Task description –
Reproduce the lines of the material exactly, excluding every image.

Dataset content –
++++
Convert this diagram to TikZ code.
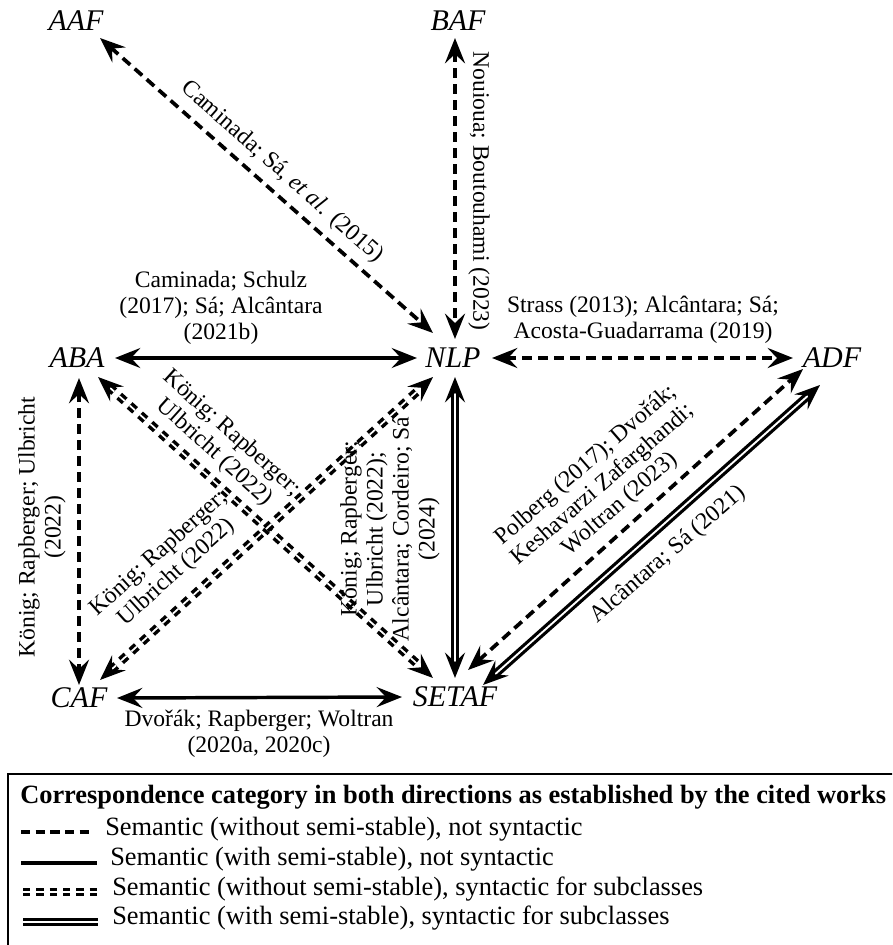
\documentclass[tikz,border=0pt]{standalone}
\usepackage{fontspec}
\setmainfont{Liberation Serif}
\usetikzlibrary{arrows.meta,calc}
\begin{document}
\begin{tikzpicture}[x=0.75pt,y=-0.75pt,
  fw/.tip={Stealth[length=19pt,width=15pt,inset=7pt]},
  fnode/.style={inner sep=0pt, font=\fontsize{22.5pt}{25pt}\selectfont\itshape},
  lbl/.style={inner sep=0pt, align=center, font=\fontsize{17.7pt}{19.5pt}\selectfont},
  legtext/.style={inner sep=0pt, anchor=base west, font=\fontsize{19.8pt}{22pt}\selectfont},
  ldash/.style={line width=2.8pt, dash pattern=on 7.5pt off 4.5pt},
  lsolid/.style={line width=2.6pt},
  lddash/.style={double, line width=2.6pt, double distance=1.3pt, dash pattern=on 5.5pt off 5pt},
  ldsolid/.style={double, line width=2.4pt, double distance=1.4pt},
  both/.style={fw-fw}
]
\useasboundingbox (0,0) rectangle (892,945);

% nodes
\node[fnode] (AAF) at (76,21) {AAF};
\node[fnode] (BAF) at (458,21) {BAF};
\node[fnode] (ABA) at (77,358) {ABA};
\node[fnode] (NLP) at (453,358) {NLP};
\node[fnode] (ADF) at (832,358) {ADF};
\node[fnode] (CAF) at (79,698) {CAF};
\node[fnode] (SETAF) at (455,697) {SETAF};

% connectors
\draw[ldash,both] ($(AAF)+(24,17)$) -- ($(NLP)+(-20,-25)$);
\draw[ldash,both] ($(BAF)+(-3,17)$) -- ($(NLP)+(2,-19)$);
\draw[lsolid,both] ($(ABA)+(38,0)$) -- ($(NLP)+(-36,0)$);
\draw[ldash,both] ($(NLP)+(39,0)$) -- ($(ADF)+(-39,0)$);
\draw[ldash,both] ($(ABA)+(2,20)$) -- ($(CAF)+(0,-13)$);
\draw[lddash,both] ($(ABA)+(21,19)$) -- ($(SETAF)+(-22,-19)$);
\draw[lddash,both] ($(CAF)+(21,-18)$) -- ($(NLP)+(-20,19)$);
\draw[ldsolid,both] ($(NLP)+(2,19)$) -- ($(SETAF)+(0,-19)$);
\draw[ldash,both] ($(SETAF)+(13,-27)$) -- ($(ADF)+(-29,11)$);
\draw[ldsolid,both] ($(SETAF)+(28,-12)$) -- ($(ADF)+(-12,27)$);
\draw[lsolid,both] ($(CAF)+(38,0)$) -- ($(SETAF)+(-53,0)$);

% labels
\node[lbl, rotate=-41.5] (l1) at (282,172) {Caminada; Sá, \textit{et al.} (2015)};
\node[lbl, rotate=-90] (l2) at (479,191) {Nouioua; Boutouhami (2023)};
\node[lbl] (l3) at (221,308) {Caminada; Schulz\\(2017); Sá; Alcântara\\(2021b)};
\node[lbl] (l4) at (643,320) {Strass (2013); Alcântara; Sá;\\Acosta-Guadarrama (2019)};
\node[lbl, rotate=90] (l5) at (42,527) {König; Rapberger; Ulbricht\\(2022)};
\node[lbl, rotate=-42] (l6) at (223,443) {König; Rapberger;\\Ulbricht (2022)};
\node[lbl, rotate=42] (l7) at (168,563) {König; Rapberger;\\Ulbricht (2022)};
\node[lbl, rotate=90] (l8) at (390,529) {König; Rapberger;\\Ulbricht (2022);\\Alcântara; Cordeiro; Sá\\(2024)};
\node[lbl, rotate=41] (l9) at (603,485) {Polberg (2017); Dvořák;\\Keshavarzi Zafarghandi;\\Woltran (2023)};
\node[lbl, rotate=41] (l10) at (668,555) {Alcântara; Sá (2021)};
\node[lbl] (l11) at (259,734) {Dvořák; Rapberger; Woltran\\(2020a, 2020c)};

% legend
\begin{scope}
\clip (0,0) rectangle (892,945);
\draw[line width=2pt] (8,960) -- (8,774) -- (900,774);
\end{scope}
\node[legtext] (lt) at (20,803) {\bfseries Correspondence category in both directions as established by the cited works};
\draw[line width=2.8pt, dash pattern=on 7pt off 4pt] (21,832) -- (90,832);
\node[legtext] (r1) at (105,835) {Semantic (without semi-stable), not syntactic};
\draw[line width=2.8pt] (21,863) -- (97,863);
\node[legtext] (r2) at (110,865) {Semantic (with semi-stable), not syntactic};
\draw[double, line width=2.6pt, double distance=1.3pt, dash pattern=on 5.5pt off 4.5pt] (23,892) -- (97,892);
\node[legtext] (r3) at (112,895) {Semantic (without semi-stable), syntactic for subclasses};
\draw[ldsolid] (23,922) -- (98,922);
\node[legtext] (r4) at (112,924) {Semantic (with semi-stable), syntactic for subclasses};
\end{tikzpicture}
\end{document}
++++
Result –
Convert this diagram to TikZ code.
\documentclass[tikz,border=0pt]{standalone}
\usepackage{fontspec}
\setmainfont{Liberation Serif}
\usetikzlibrary{arrows.meta,calc}
\begin{document}
\begin{tikzpicture}[x=0.75pt,y=-0.75pt,
  fw/.tip={Stealth[length=19pt,width=15pt,inset=7pt]},
  fnode/.style={inner sep=0pt, font=\fontsize{22.5pt}{25pt}\selectfont\itshape},
  lbl/.style={inner sep=0pt, align=center, font=\fontsize{17.7pt}{19.5pt}\selectfont},
  legtext/.style={inner sep=0pt, anchor=base west, font=\fontsize{19.8pt}{22pt}\selectfont},
  ldash/.style={line width=2.8pt, dash pattern=on 7.5pt off 4.5pt},
  lsolid/.style={line width=2.6pt},
  lddash/.style={double, line width=2.6pt, double distance=1.3pt, dash pattern=on 5.5pt off 5pt},
  ldsolid/.style={double, line width=2.4pt, double distance=1.4pt},
  both/.style={fw-fw}
]
\useasboundingbox (0,0) rectangle (892,945);

% nodes
\node[fnode] (AAF) at (76,21) {AAF};
\node[fnode] (BAF) at (458,21) {BAF};
\node[fnode] (ABA) at (77,358) {ABA};
\node[fnode] (NLP) at (453,358) {NLP};
\node[fnode] (ADF) at (832,358) {ADF};
\node[fnode] (CAF) at (79,698) {CAF};
\node[fnode] (SETAF) at (455,697) {SETAF};

% connectors
\draw[ldash,both] ($(AAF)+(24,17)$) -- ($(NLP)+(-20,-25)$);
\draw[ldash,both] ($(BAF)+(-3,17)$) -- ($(NLP)+(2,-19)$);
\draw[lsolid,both] ($(ABA)+(38,0)$) -- ($(NLP)+(-36,0)$);
\draw[ldash,both] ($(NLP)+(39,0)$) -- ($(ADF)+(-39,0)$);
\draw[ldash,both] ($(ABA)+(2,20)$) -- ($(CAF)+(0,-13)$);
\draw[lddash,both] ($(ABA)+(21,19)$) -- ($(SETAF)+(-22,-19)$);
\draw[lddash,both] ($(CAF)+(21,-18)$) -- ($(NLP)+(-20,19)$);
\draw[ldsolid,both] ($(NLP)+(2,19)$) -- ($(SETAF)+(0,-19)$);
\draw[ldash,both] ($(SETAF)+(13,-27)$) -- ($(ADF)+(-29,11)$);
\draw[ldsolid,both] ($(SETAF)+(28,-12)$) -- ($(ADF)+(-12,27)$);
\draw[lsolid,both] ($(CAF)+(38,0)$) -- ($(SETAF)+(-53,0)$);

% labels
\node[lbl, rotate=-41.5] (l1) at (282,172) {Caminada; Sá, \textit{et al.} (2015)};
\node[lbl, rotate=-90] (l2) at (479,191) {Nouioua; Boutouhami (2023)};
\node[lbl] (l3) at (221,308) {Caminada; Schulz\\(2017); Sá; Alcântara\\(2021b)};
\node[lbl] (l4) at (643,320) {Strass (2013); Alcântara; Sá;\\Acosta-Guadarrama (2019)};
\node[lbl, rotate=90] (l5) at (42,527) {König; Rapberger; Ulbricht\\(2022)};
\node[lbl, rotate=-42] (l6) at (223,443) {König; Rapberger;\\Ulbricht (2022)};
\node[lbl, rotate=42] (l7) at (168,563) {König; Rapberger;\\Ulbricht (2022)};
\node[lbl, rotate=90] (l8) at (390,529) {König; Rapberger;\\Ulbricht (2022);\\Alcântara; Cordeiro; Sá\\(2024)};
\node[lbl, rotate=41] (l9) at (603,485) {Polberg (2017); Dvořák;\\Keshavarzi Zafarghandi;\\Woltran (2023)};
\node[lbl, rotate=41] (l10) at (668,555) {Alcântara; Sá (2021)};
\node[lbl] (l11) at (259,734) {Dvořák; Rapberger; Woltran\\(2020a, 2020c)};

% legend
\begin{scope}
\clip (0,0) rectangle (892,945);
\draw[line width=2pt] (8,960) -- (8,774) -- (900,774);
\end{scope}
\node[legtext] (lt) at (20,803) {\bfseries Correspondence category in both directions as established by the cited works};
\draw[line width=2.8pt, dash pattern=on 7pt off 4pt] (21,832) -- (90,832);
\node[legtext] (r1) at (105,835) {Semantic (without semi-stable), not syntactic};
\draw[line width=2.8pt] (21,863) -- (97,863);
\node[legtext] (r2) at (110,865) {Semantic (with semi-stable), not syntactic};
\draw[double, line width=2.6pt, double distance=1.3pt, dash pattern=on 5.5pt off 4.5pt] (23,892) -- (97,892);
\node[legtext] (r3) at (112,895) {Semantic (without semi-stable), syntactic for subclasses};
\draw[ldsolid] (23,922) -- (98,922);
\node[legtext] (r4) at (112,924) {Semantic (with semi-stable), syntactic for subclasses};
\end{tikzpicture}
\end{document}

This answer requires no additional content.